I had certbot installed in Mac OS for example, and it could not find the certbot-dns-route53 package I installed with pip. The documentation suggests that if you run into problems installing plugins, to run with Docker - however no such instructions for how to install these plugins in the official Docker images are included - An issue has been raised on github.

I do prefer to run commands that have dependencies like these in Docker anyway, so these are the steps I followed to address my specific problem. Note that at one point, I do hit this problem with rather a large hammer (mounting my entire /Users directory as a volume) - if this upsets you, feel free to find another path forward.

First, my environment:

  1. I have all of my projects in my home directory, namespaced by repository host, user or organisation name, then the repo name. In this case, I was renewing the cert for the Pawfit Blog, so my code repository was located in: /Users/josh/Projects/gitlab.com/joshmcarthur/pawfit-blog.
  2. I keep the letsencrypt file tree in this repo under “certs”, with things like private keys ignored (the repo is private but still). This just makes it easier to do renewals and see waht I did last time to fix certs). This file tree is what you would normally find under “/etc/letsencrypt”.
  3. I have valid AWS credentials set up in my Mac OS home directory, inside the default “.aws” folder.
  4. I have an expiring certificate inside the aforementioned “certs” directory.

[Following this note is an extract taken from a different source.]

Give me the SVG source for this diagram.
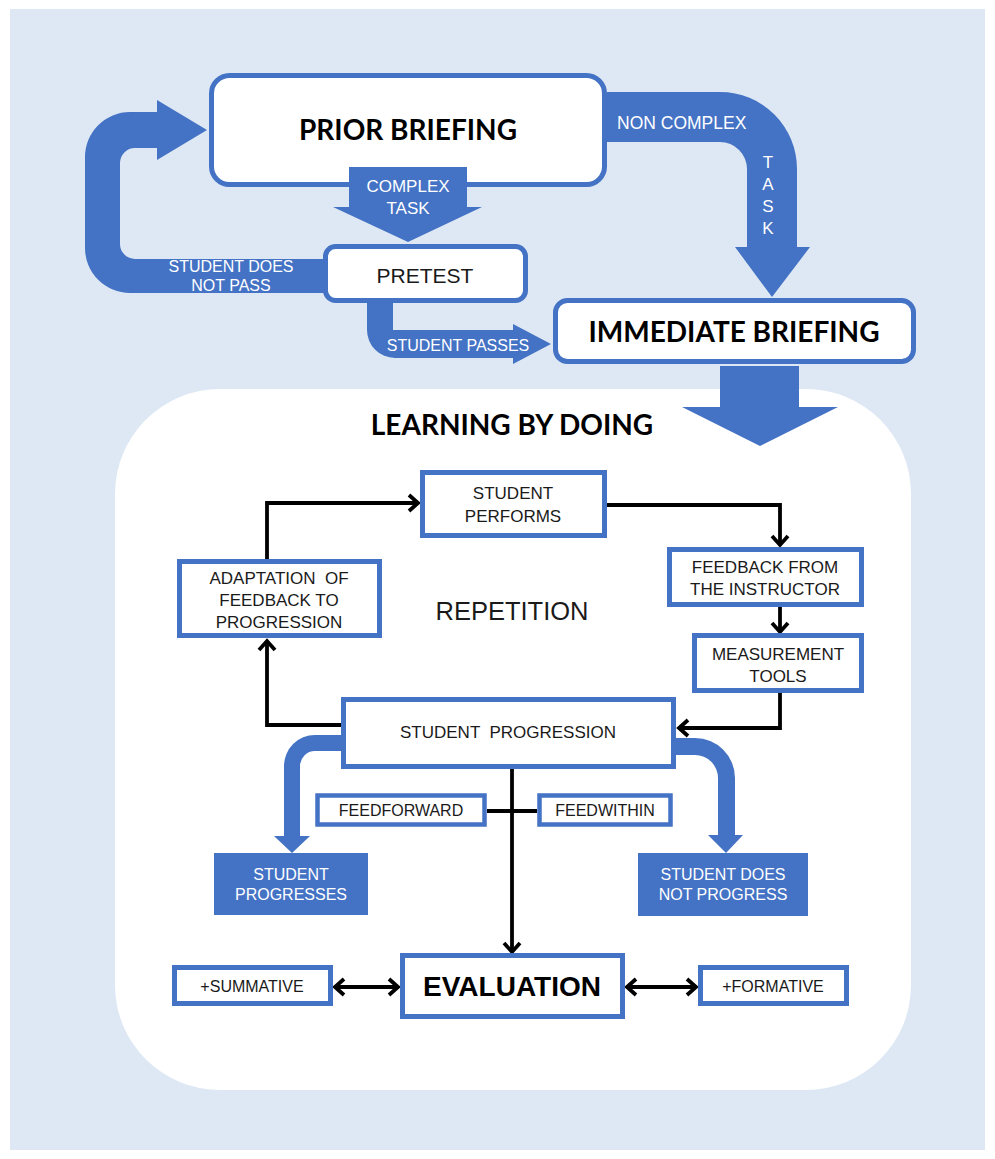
<svg xmlns="http://www.w3.org/2000/svg" width="995" height="1159" viewBox="0 0 995 1159">
<style>
.bg{fill:#DEE8F4}
.blue{fill:#4472C4}
.tbox{fill:#fff;stroke:#4472C4;stroke-width:5}
.ibox{fill:#fff;stroke:#4472C4;stroke-width:5}
.big{font-family:Lato,"Liberation Sans",sans-serif;font-weight:bold;fill:#000;text-anchor:middle}
.lbl{font-family:"Liberation Sans",Arial,sans-serif;fill:#1a1a1a;text-anchor:middle;font-size:17px}
.wl{font-family:"Liberation Sans",Arial,sans-serif;fill:#fff;text-anchor:middle}
.con{fill:none;stroke:#000;stroke-width:3.8}
</style>
<defs>
<marker id="ah" markerUnits="userSpaceOnUse" markerWidth="16" markerHeight="20" viewBox="0 0 16 20" refX="12" refY="10" orient="auto-start-reverse">
<path d="M3 2 L12 10 L3 18" fill="none" stroke="#000" stroke-width="3.8"/>
</marker>
</defs>
<rect x="0" y="0" width="995" height="1159" fill="#fff"/>
<rect class="bg" x="10" y="9" width="975" height="1141"/>
<rect id="panel" x="115" y="389" width="796" height="701" rx="105" fill="#fff"/>

<g id="top-arrows">
<path id="loop-arrow" class="blue" d="M325 293 L130 293 A45 45 0 0 1 85 248 L85 157 A45 45 0 0 1 130 112 L157 112 L157 100 L207 130 L157 160 L157 148 L135 148 A15 15 0 0 0 120 163 L120 244 A15 15 0 0 0 135 259 L325 259 Z"/>
<path id="pass-arrow" class="blue" d="M367 290 L393 290 L393 330 L513 330 L513 324 L551 344 L513 364 L513 358 L395 358 A28 28 0 0 1 367 330 Z"/>
<path id="noncomplex-arrow" class="blue" d="M607 92 L720 92 A77 77 0 0 1 797 169 L797 247 L810 247 L772 297 L735 247 L747 247 L747 169 A27 27 0 0 0 720 142 L607 142 Z"/>
</g>

<g id="prior-briefing">
<rect class="tbox" x="211.5" y="75.5" width="393" height="109" rx="18"/>
<text class="big" x="408" y="140" font-size="28">PRIOR BRIEFING</text>
</g>
<g id="complex-arrow">
<path class="blue" d="M349 167 L467 167 L467 207 L482 207 L408 242 L333 207 L349 207 Z"/>
<text class="wl" x="408" y="192" font-size="17">COMPLEX</text>
<text class="wl" x="408" y="214" font-size="17">TASK</text>
</g>
<g id="pretest">
<rect class="tbox" x="325.5" y="246.5" width="200" height="54" rx="10"/>
<text class="lbl" x="425" y="283" style="font-size:21px">PRETEST</text>
</g>
<g id="immediate-briefing">
<rect class="tbox" x="555.5" y="300.5" width="358" height="61" rx="12"/>
<text class="big" x="734" y="342" font-size="28">IMMEDIATE BRIEFING</text>
</g>

<g id="top-labels">
<text class="wl" x="231" y="272" font-size="16">STUDENT DOES</text>
<text class="wl" x="231" y="291" font-size="16">NOT PASS</text>
<text class="wl" x="458" y="351" font-size="16">STUDENT PASSES</text>
<text class="wl" x="617" y="129" font-size="17.5" style="text-anchor:start">NON COMPLEX</text>
<text class="wl" x="768" y="168" font-size="17">T</text>
<text class="wl" x="768" y="190" font-size="17">A</text>
<text class="wl" x="768" y="212" font-size="17">S</text>
<text class="wl" x="768" y="234" font-size="17">K</text>
</g>

<path id="big-arrow" class="blue" d="M720 366 L799 366 L799 407 L838 407 L760 446 L682 407 L720 407 Z"/>

<text id="ldoing" class="big" x="512" y="435" font-size="28">LEARNING BY DOING</text>
<text id="repetition" class="lbl" x="512" y="620" style="font-size:25.5px">REPETITION</text>

<g id="connectors">
<path class="con" d="M267 559 L267 503 L418 503" marker-end="url(#ah)"/>
<path class="con" d="M607 505 L780 505 L780 545" marker-end="url(#ah)"/>
<path class="con" d="M780 607 L780 632" marker-end="url(#ah)"/>
<path class="con" d="M780 693 L780 728 L679 728" marker-end="url(#ah)"/>
<path class="con" d="M341 725 L267 725 L267 641" marker-end="url(#ah)"/>
<path class="con" d="M512 769 L512 952" marker-end="url(#ah)"/>
<path class="con" d="M487 811 L537 811"/>
<path class="con" d="M335 987 L398 987" marker-start="url(#ah)" marker-end="url(#ah)"/>
<path class="con" d="M627 987 L696 987" marker-start="url(#ah)" marker-end="url(#ah)"/>
<path id="progress-arrow" class="blue" d="M343 735 L315 735 A31 31 0 0 0 284 766 L284 836 L274 836 L292 853 L310 836 L300 836 L300 766 A15 15 0 0 1 315 751 L343 751 Z"/>
<path id="noprogress-arrow" class="blue" d="M674 738 L695 738 A40 40 0 0 1 735 778 L735 835 L743 835 L726 853 L708 835 L718 835 L718 778 A23 23 0 0 0 695 755 L674 755 Z"/>
</g>

<g id="student-performs">
<rect class="ibox" x="422.5" y="472.5" width="182" height="63"/>
<text class="lbl" x="513" y="499">STUDENT</text>
<text class="lbl" x="513" y="522">PERFORMS</text>
</g>
<g id="feedback-instructor">
<rect class="ibox" x="669.5" y="549.5" width="192" height="55"/>
<text class="lbl" x="765" y="573">FEEDBACK FROM</text>
<text class="lbl" x="765" y="595">THE INSTRUCTOR</text>
</g>
<g id="measurement-tools">
<rect class="ibox" x="694.5" y="635.5" width="167" height="55"/>
<text class="lbl" x="778" y="660">MEASUREMENT</text>
<text class="lbl" x="778" y="682">TOOLS</text>
</g>
<g id="adaptation">
<rect class="ibox" x="179.5" y="561.5" width="200" height="74"/>
<text class="lbl" x="279" y="584" style="white-space:pre">ADAPTATION  OF</text>
<text class="lbl" x="279" y="606">FEEDBACK TO</text>
<text class="lbl" x="279" y="628">PROGRESSION</text>
</g>
<g id="student-progression">
<rect class="ibox" x="343.5" y="699.5" width="330" height="67"/>
<text class="lbl" x="508" y="738" style="white-space:pre">STUDENT  PROGRESSION</text>
</g>
<g id="feedforward">
<rect class="ibox" x="317.5" y="795.5" width="167" height="29" style="stroke-width:4.5"/>
<text class="lbl" x="401" y="816" style="font-size:16px">FEEDFORWARD</text>
</g>
<g id="feedwithin">
<rect class="ibox" x="539.5" y="795.5" width="131" height="29" style="stroke-width:4.5"/>
<text class="lbl" x="605" y="816" style="font-size:16px">FEEDWITHIN</text>
</g>
<g id="student-progresses">
<rect class="blue" x="214" y="853" width="154" height="62"/>
<text class="wl" x="291" y="880" font-size="16">STUDENT</text>
<text class="wl" x="291" y="900" font-size="16">PROGRESSES</text>
</g>
<g id="student-not-progress">
<rect class="blue" x="638" y="853" width="170" height="63"/>
<text class="wl" x="723" y="880" font-size="16">STUDENT DOES</text>
<text class="wl" x="723" y="900" font-size="16">NOT PROGRESS</text>
</g>
<g id="evaluation">
<rect class="ibox" x="402.5" y="955.5" width="220" height="61"/>
<text class="big" x="512" y="996" font-size="28" style="font-family:'Liberation Sans',Arial,sans-serif">EVALUATION</text>
</g>
<g id="summative">
<rect class="ibox" x="174.5" y="967.5" width="156" height="36"/>
<text class="lbl" x="252" y="992" style="font-size:16px">+SUMMATIVE</text>
</g>
<g id="formative">
<rect class="ibox" x="700.5" y="967.5" width="146" height="36"/>
<text class="lbl" x="773" y="992" style="font-size:16px">+FORMATIVE</text>
</g>
</svg>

How I renewed the certificate:

  • Start the docker container: docker run --rm -it --entrypoint=sh -v /Users/josh:/Users/josh certbot/cerbot. This opens a shell session inside the container. The /Users/josh volume mount was required because certbot sets up relative symlinks from the “live” certificate files to the “archive” folder. When Docker mounts the volume, these seem to be converted to absolute symlinks.
  • Install the Route53 plugin: pip install certbot-dns-route53. This should work outside of docker, but may not depending on how you have Python, Pip, and certbot installed (i.e. it didn’t work for me).
  • Symlink the AWS credentials folder from your host environment into the container’s home directory - this is so boto3 (which certbot-dns-route53 uses to connect to AWS) can resolve your AWS access keys. There are also a number of other ways you can provide boto3 with AWS credentials, such as environment variables.
  • Change directory to the project directory: `cd /Users/josh/Projects/gitlab.com/joshmcarthur/pawfit-blog”. See above for information about where I put code and certs, as this might be different for you.
  • Run certbot! certbot renew --config-dir=certs --work-dir=certs
  • You can now exit the container if you would like (by typing exit), or use cat to extract the information you need from the new certs. I exited at this point, as I wanted to use the Mac OS-native pbcopy command to pipe the output of cat to (e.g. cat certs/live/blog.pawfit.nz/fullchain.pem | pbcopy).